Does the hon. Gentleman realise that that Answer will cause a good deal of dismay and un-happiness to young officers and their wives? What justification can the Government have for saying that married men of 21 should not be entitled to the same travelling facilities as those of 25? Is he aware that even politicians get married before they are 25? Will he consider this problem again and grant to these young officers and their wives the same facilities as are given to those of 25?

Mr. Taylor

I do not think that my reply will cause any dismay, because the facts are well known in the three Services. All three Services have long held the view that it is neither in the interests of the Service nor the individual to encourage young officers to take on family responsibilities in the early formative years of their careers when they might be absorbing the traditions of their Service and taking an active part in the corporate life of their units.
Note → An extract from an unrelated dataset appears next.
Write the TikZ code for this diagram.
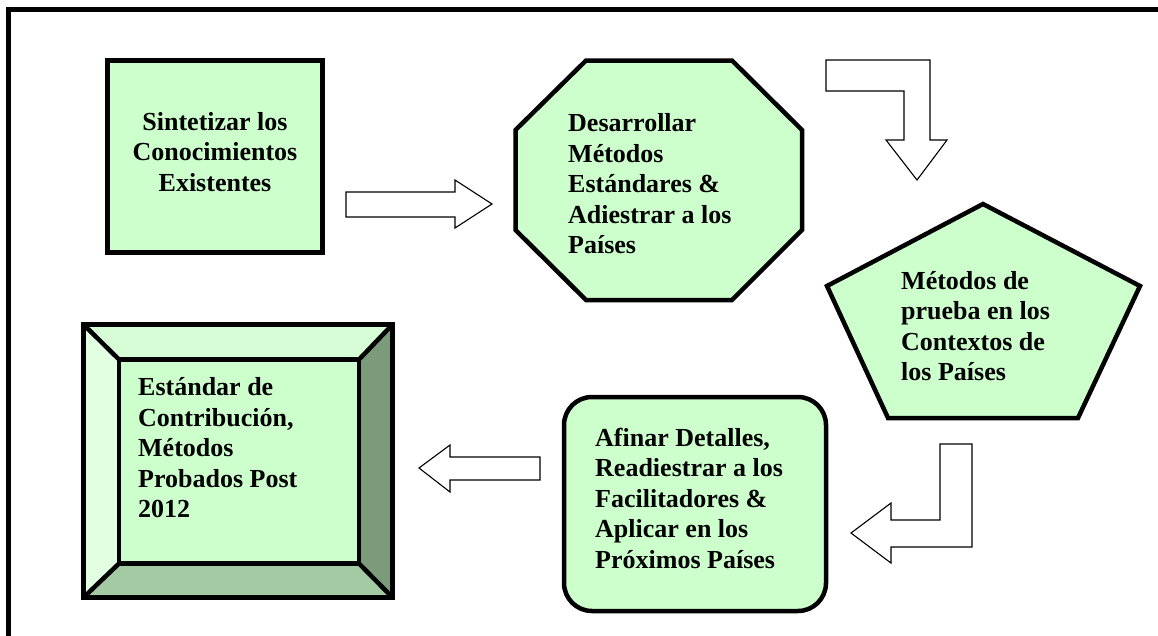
\documentclass[tikz,border=0pt]{standalone}
\usepackage{fontspec}
\setmainfont{Liberation Serif}
\begin{document}
\begin{tikzpicture}[x=1pt,y=-1pt,
  shapeline/.style={draw=black,line width=4.5pt,line join=miter},
  boxfill/.style={fill=boxgreen},
  blockarrow/.style={draw=black,line width=1.1pt,fill=white,line join=miter},
  label/.style={font=\bfseries\fontsize{26}{30.5}\selectfont,inner sep=0pt,text=black}]
\definecolor{boxgreen}{HTML}{CCFFCC}
\definecolor{bevtop}{HTML}{D6FDD6}
\definecolor{bevleft}{HTML}{E2FFE2}
\definecolor{bevright}{HTML}{7B9B7B}
\definecolor{bevbottom}{HTML}{A4CAA4}
\useasboundingbox (0,0) rectangle (1158,635);
% outer frame (open at right and bottom)
\draw[line width=4.5pt] (8.5,640) -- (8.5,9.5) -- (1165,9.5);

% square 1
\draw[shapeline,boxfill] (107.5,60.5) rectangle (322.5,252.5);
\node[label,align=center] (n1) at (215,152) {Sintetizar los\\Conocimientos\\Existentes};

% octagon
\draw[shapeline,boxfill] (586,60.5) -- (732,60.5) -- (802,130) -- (802,230) -- (732,300) -- (586,300) -- (515.5,230) -- (515.5,130) -- cycle;
\node[label,align=left,anchor=west] (n2) at (568,184) {Desarrollar\\Métodos\\Estándares \&\\Adiestrar a los\\Países};

% pentagon
\draw[shapeline,boxfill] (983,204) -- (1140,286) -- (1078,418) -- (888,418) -- (827,286) -- cycle;
\node[label,align=left,anchor=west] (n3) at (901,326) {Métodos de\\prueba en los\\Contextos de\\los Países};

% rounded rectangle
\draw[shapeline,boxfill,rounded corners=28pt] (564,397) rectangle (826,611);
\node[label,align=left,anchor=west] (n4) at (595,498) {Afinar Detalles,\\Readiestrar a los\\Facilitadores \&\\Aplicar en los\\Próximos Países};

% bevel box
\coordinate (bo1) at (83.5,324.5);
\coordinate (bo2) at (392.5,324.5);
\coordinate (bo3) at (392.5,597.5);
\coordinate (bo4) at (83.5,597.5);
\coordinate (bi1) at (119,359.5);
\coordinate (bi2) at (359,359.5);
\coordinate (bi3) at (359,563.5);
\coordinate (bi4) at (119,563.5);
\fill[bevtop] (bo1) -- (bo2) -- (bi2) -- (bi1) -- cycle;
\fill[bevright] (bo2) -- (bo3) -- (bi3) -- (bi2) -- cycle;
\fill[bevbottom] (bo3) -- (bo4) -- (bi4) -- (bi3) -- cycle;
\fill[bevleft] (bo4) -- (bo1) -- (bi1) -- (bi4) -- cycle;
\fill[boxgreen] (bi1) rectangle (bi3);
\draw[line width=4.5pt] (bo1) -- (bi1) (bo2) -- (bi2) (bo3) -- (bi3) (bo4) -- (bi4);
\draw[shapeline] (bi1) rectangle (bi3);
\draw[shapeline] (bo1) rectangle (bo3);
\node[label,align=left,anchor=west] (n5) at (138,448) {Estándar de\\Contribución,\\Métodos\\Probados Post\\2012};

% block arrows
\draw[blockarrow] (346,192) -- (455,192) -- (455,180) -- (492,204) -- (455,228) -- (455,217) -- (346,217) -- cycle;
\draw[blockarrow] (826,60) -- (930,60) -- (930,140) -- (947,140) -- (917,180) -- (886,140) -- (904,140) -- (904,91) -- (826,91) -- cycle;
\draw[blockarrow] (940,444) -- (972,444) -- (972,547) -- (891,547) -- (891,563) -- (851,533) -- (891,503) -- (891,520) -- (940,520) -- cycle;
\draw[blockarrow] (540,457) -- (450,457) -- (450,445) -- (419,468) -- (450,492) -- (450,480) -- (540,480) -- cycle;
\end{tikzpicture}
\end{document}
I think that that is right.

Mr. Fletcher-Cooke

Does my hon. Friend realise that young people are marrying much younger today and that it would not be good for recruitment to the Services if it were thought that young men in the Services did not have the same sort of consideration received by those in civilian life in this matter of married quarters and so on?

Mr. Taylor

I appreciate what my hon. and learned Friend has said, but nothing he has said invalidates the argument which I nut forward in my original reply.

Mr. Cronin

If it is not customary for the Royal Air Force to encourage marriage of officers below the age of 25, why do officers below that age get a marriage allowance of £4 4s. a week and why does the Air Ministry adopt this extraordinary attitude of interfering with the normal marital relations of officers and their wives, as compared with the other Services?

Mr. Taylor

I understand that the hon. Member for Loughborough (Mr. Cronin) is a professional medical man and I could not follow the last part of his supplementary question. Although officers under 25 years of age receive a marriage allowance, it is at a reduced rate.